* Direction *
Word for word, restate every line of the listing that follows.

====== Data excerpts

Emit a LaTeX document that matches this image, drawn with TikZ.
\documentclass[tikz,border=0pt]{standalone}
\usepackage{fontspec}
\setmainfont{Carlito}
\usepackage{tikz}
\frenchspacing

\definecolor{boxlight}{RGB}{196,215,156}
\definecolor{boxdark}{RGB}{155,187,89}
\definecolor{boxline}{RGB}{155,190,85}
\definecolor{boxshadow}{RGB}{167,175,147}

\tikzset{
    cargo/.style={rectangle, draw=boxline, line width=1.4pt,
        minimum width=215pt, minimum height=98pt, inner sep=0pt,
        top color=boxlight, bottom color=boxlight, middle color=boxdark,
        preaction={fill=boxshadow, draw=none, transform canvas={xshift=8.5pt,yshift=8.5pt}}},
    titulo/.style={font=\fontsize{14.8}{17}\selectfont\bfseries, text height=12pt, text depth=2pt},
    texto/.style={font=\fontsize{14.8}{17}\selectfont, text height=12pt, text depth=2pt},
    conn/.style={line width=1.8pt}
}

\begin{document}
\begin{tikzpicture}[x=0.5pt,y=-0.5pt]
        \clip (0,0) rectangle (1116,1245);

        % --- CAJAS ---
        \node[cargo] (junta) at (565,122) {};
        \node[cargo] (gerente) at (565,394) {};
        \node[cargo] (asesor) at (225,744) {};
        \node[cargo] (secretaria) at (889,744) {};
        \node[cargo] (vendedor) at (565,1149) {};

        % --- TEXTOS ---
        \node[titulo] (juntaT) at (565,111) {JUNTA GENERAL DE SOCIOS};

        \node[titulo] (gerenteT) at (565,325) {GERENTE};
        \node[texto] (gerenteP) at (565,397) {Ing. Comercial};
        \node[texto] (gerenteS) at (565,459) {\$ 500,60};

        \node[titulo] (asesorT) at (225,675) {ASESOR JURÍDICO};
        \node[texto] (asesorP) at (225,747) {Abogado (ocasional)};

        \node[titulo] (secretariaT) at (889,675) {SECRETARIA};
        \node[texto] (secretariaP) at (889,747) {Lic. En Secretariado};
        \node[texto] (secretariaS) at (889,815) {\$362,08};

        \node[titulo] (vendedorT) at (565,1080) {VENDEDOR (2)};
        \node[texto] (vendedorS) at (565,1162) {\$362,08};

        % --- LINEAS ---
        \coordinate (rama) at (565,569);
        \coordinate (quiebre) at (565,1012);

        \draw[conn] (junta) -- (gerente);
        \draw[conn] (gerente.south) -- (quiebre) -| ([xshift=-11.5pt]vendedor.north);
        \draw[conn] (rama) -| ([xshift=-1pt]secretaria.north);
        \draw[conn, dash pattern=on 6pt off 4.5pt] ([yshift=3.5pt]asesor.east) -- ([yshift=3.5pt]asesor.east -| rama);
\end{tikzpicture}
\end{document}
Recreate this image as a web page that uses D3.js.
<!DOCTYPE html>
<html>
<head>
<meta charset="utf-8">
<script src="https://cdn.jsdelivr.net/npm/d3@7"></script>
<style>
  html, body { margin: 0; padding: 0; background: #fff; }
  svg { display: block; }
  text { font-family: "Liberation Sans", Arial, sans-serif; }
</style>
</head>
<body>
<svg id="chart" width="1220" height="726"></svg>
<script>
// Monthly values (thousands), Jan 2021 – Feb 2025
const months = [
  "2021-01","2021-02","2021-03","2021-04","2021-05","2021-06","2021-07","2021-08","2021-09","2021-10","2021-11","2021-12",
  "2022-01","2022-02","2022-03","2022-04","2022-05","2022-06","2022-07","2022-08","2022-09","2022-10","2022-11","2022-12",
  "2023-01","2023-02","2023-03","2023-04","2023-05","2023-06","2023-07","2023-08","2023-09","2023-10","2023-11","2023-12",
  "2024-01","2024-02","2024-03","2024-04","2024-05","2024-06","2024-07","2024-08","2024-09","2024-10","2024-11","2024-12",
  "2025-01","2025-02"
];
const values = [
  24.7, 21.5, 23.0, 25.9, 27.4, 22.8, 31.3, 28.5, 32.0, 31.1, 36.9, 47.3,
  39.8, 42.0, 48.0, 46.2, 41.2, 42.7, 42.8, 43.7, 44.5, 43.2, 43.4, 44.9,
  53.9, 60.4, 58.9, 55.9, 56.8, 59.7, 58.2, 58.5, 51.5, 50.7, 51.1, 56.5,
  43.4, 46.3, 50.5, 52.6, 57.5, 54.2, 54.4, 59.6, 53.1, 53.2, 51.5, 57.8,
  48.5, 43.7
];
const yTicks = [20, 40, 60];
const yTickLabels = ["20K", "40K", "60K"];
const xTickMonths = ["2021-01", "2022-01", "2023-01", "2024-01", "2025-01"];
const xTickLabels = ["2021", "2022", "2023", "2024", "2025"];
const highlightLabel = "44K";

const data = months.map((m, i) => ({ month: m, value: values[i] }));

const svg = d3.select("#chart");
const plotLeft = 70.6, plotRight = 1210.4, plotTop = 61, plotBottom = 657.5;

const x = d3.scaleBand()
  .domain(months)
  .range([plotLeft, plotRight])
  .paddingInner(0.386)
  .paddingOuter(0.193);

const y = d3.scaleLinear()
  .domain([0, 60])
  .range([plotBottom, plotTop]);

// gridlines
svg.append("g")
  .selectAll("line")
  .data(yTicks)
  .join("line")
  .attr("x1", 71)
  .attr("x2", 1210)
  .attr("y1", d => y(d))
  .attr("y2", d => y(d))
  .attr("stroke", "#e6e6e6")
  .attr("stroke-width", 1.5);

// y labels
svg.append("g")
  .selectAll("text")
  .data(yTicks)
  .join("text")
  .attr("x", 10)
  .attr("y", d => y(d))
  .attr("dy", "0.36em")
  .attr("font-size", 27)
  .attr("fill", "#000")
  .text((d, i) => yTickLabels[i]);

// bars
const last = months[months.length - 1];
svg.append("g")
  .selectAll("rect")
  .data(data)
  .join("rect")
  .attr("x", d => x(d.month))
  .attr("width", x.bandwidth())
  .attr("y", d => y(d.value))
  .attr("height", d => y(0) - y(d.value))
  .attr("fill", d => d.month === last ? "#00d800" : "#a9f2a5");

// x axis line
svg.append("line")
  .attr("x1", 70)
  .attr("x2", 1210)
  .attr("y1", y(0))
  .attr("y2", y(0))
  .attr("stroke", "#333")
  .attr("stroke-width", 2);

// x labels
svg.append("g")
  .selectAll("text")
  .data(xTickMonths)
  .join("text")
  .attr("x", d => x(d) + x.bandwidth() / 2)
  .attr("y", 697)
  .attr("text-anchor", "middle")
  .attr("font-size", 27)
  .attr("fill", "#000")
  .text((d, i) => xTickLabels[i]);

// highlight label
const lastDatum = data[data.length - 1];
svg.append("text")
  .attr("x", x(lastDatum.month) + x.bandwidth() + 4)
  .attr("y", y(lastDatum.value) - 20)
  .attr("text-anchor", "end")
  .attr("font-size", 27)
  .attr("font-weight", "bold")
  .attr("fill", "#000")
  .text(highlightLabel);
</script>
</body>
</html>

============

* Response to the task *
Emit a LaTeX document that matches this image, drawn with TikZ.
\documentclass[tikz,border=0pt]{standalone}
\usepackage{fontspec}
\setmainfont{Carlito}
\usepackage{tikz}
\frenchspacing

\definecolor{boxlight}{RGB}{196,215,156}
\definecolor{boxdark}{RGB}{155,187,89}
\definecolor{boxline}{RGB}{155,190,85}
\definecolor{boxshadow}{RGB}{167,175,147}

\tikzset{
    cargo/.style={rectangle, draw=boxline, line width=1.4pt,
        minimum width=215pt, minimum height=98pt, inner sep=0pt,
        top color=boxlight, bottom color=boxlight, middle color=boxdark,
        preaction={fill=boxshadow, draw=none, transform canvas={xshift=8.5pt,yshift=8.5pt}}},
    titulo/.style={font=\fontsize{14.8}{17}\selectfont\bfseries, text height=12pt, text depth=2pt},
    texto/.style={font=\fontsize{14.8}{17}\selectfont, text height=12pt, text depth=2pt},
    conn/.style={line width=1.8pt}
}

\begin{document}
\begin{tikzpicture}[x=0.5pt,y=-0.5pt]
        \clip (0,0) rectangle (1116,1245);

        % --- CAJAS ---
        \node[cargo] (junta) at (565,122) {};
        \node[cargo] (gerente) at (565,394) {};
        \node[cargo] (asesor) at (225,744) {};
        \node[cargo] (secretaria) at (889,744) {};
        \node[cargo] (vendedor) at (565,1149) {};

        % --- TEXTOS ---
        \node[titulo] (juntaT) at (565,111) {JUNTA GENERAL DE SOCIOS};

        \node[titulo] (gerenteT) at (565,325) {GERENTE};
        \node[texto] (gerenteP) at (565,397) {Ing. Comercial};
        \node[texto] (gerenteS) at (565,459) {\$ 500,60};

        \node[titulo] (asesorT) at (225,675) {ASESOR JURÍDICO};
        \node[texto] (asesorP) at (225,747) {Abogado (ocasional)};

        \node[titulo] (secretariaT) at (889,675) {SECRETARIA};
        \node[texto] (secretariaP) at (889,747) {Lic. En Secretariado};
        \node[texto] (secretariaS) at (889,815) {\$362,08};

        \node[titulo] (vendedorT) at (565,1080) {VENDEDOR (2)};
        \node[texto] (vendedorS) at (565,1162) {\$362,08};

        % --- LINEAS ---
        \coordinate (rama) at (565,569);
        \coordinate (quiebre) at (565,1012);

        \draw[conn] (junta) -- (gerente);
        \draw[conn] (gerente.south) -- (quiebre) -| ([xshift=-11.5pt]vendedor.north);
        \draw[conn] (rama) -| ([xshift=-1pt]secretaria.north);
        \draw[conn, dash pattern=on 6pt off 4.5pt] ([yshift=3.5pt]asesor.east) -- ([yshift=3.5pt]asesor.east -| rama);
\end{tikzpicture}
\end{document}
Recreate this image as a web page that uses D3.js.
<!DOCTYPE html>
<html>
<head>
<meta charset="utf-8">
<script src="https://cdn.jsdelivr.net/npm/d3@7"></script>
<style>
  html, body { margin: 0; padding: 0; background: #fff; }
  svg { display: block; }
  text { font-family: "Liberation Sans", Arial, sans-serif; }
</style>
</head>
<body>
<svg id="chart" width="1220" height="726"></svg>
<script>
// Monthly values (thousands), Jan 2021 – Feb 2025
const months = [
  "2021-01","2021-02","2021-03","2021-04","2021-05","2021-06","2021-07","2021-08","2021-09","2021-10","2021-11","2021-12",
  "2022-01","2022-02","2022-03","2022-04","2022-05","2022-06","2022-07","2022-08","2022-09","2022-10","2022-11","2022-12",
  "2023-01","2023-02","2023-03","2023-04","2023-05","2023-06","2023-07","2023-08","2023-09","2023-10","2023-11","2023-12",
  "2024-01","2024-02","2024-03","2024-04","2024-05","2024-06","2024-07","2024-08","2024-09","2024-10","2024-11","2024-12",
  "2025-01","2025-02"
];
const values = [
  24.7, 21.5, 23.0, 25.9, 27.4, 22.8, 31.3, 28.5, 32.0, 31.1, 36.9, 47.3,
  39.8, 42.0, 48.0, 46.2, 41.2, 42.7, 42.8, 43.7, 44.5, 43.2, 43.4, 44.9,
  53.9, 60.4, 58.9, 55.9, 56.8, 59.7, 58.2, 58.5, 51.5, 50.7, 51.1, 56.5,
  43.4, 46.3, 50.5, 52.6, 57.5, 54.2, 54.4, 59.6, 53.1, 53.2, 51.5, 57.8,
  48.5, 43.7
];
const yTicks = [20, 40, 60];
const yTickLabels = ["20K", "40K", "60K"];
const xTickMonths = ["2021-01", "2022-01", "2023-01", "2024-01", "2025-01"];
const xTickLabels = ["2021", "2022", "2023", "2024", "2025"];
const highlightLabel = "44K";

const data = months.map((m, i) => ({ month: m, value: values[i] }));

const svg = d3.select("#chart");
const plotLeft = 70.6, plotRight = 1210.4, plotTop = 61, plotBottom = 657.5;

const x = d3.scaleBand()
  .domain(months)
  .range([plotLeft, plotRight])
  .paddingInner(0.386)
  .paddingOuter(0.193);

const y = d3.scaleLinear()
  .domain([0, 60])
  .range([plotBottom, plotTop]);

// gridlines
svg.append("g")
  .selectAll("line")
  .data(yTicks)
  .join("line")
  .attr("x1", 71)
  .attr("x2", 1210)
  .attr("y1", d => y(d))
  .attr("y2", d => y(d))
  .attr("stroke", "#e6e6e6")
  .attr("stroke-width", 1.5);

// y labels
svg.append("g")
  .selectAll("text")
  .data(yTicks)
  .join("text")
  .attr("x", 10)
  .attr("y", d => y(d))
  .attr("dy", "0.36em")
  .attr("font-size", 27)
  .attr("fill", "#000")
  .text((d, i) => yTickLabels[i]);

// bars
const last = months[months.length - 1];
svg.append("g")
  .selectAll("rect")
  .data(data)
  .join("rect")
  .attr("x", d => x(d.month))
  .attr("width", x.bandwidth())
  .attr("y", d => y(d.value))
  .attr("height", d => y(0) - y(d.value))
  .attr("fill", d => d.month === last ? "#00d800" : "#a9f2a5");

// x axis line
svg.append("line")
  .attr("x1", 70)
  .attr("x2", 1210)
  .attr("y1", y(0))
  .attr("y2", y(0))
  .attr("stroke", "#333")
  .attr("stroke-width", 2);

// x labels
svg.append("g")
  .selectAll("text")
  .data(xTickMonths)
  .join("text")
  .attr("x", d => x(d) + x.bandwidth() / 2)
  .attr("y", 697)
  .attr("text-anchor", "middle")
  .attr("font-size", 27)
  .attr("fill", "#000")
  .text((d, i) => xTickLabels[i]);

// highlight label
const lastDatum = data[data.length - 1];
svg.append("text")
  .attr("x", x(lastDatum.month) + x.bandwidth() + 4)
  .attr("y", y(lastDatum.value) - 20)
  .attr("text-anchor", "end")
  .attr("font-size", 27)
  .attr("font-weight", "bold")
  .attr("fill", "#000")
  .text(highlightLabel);
</script>
</body>
</html>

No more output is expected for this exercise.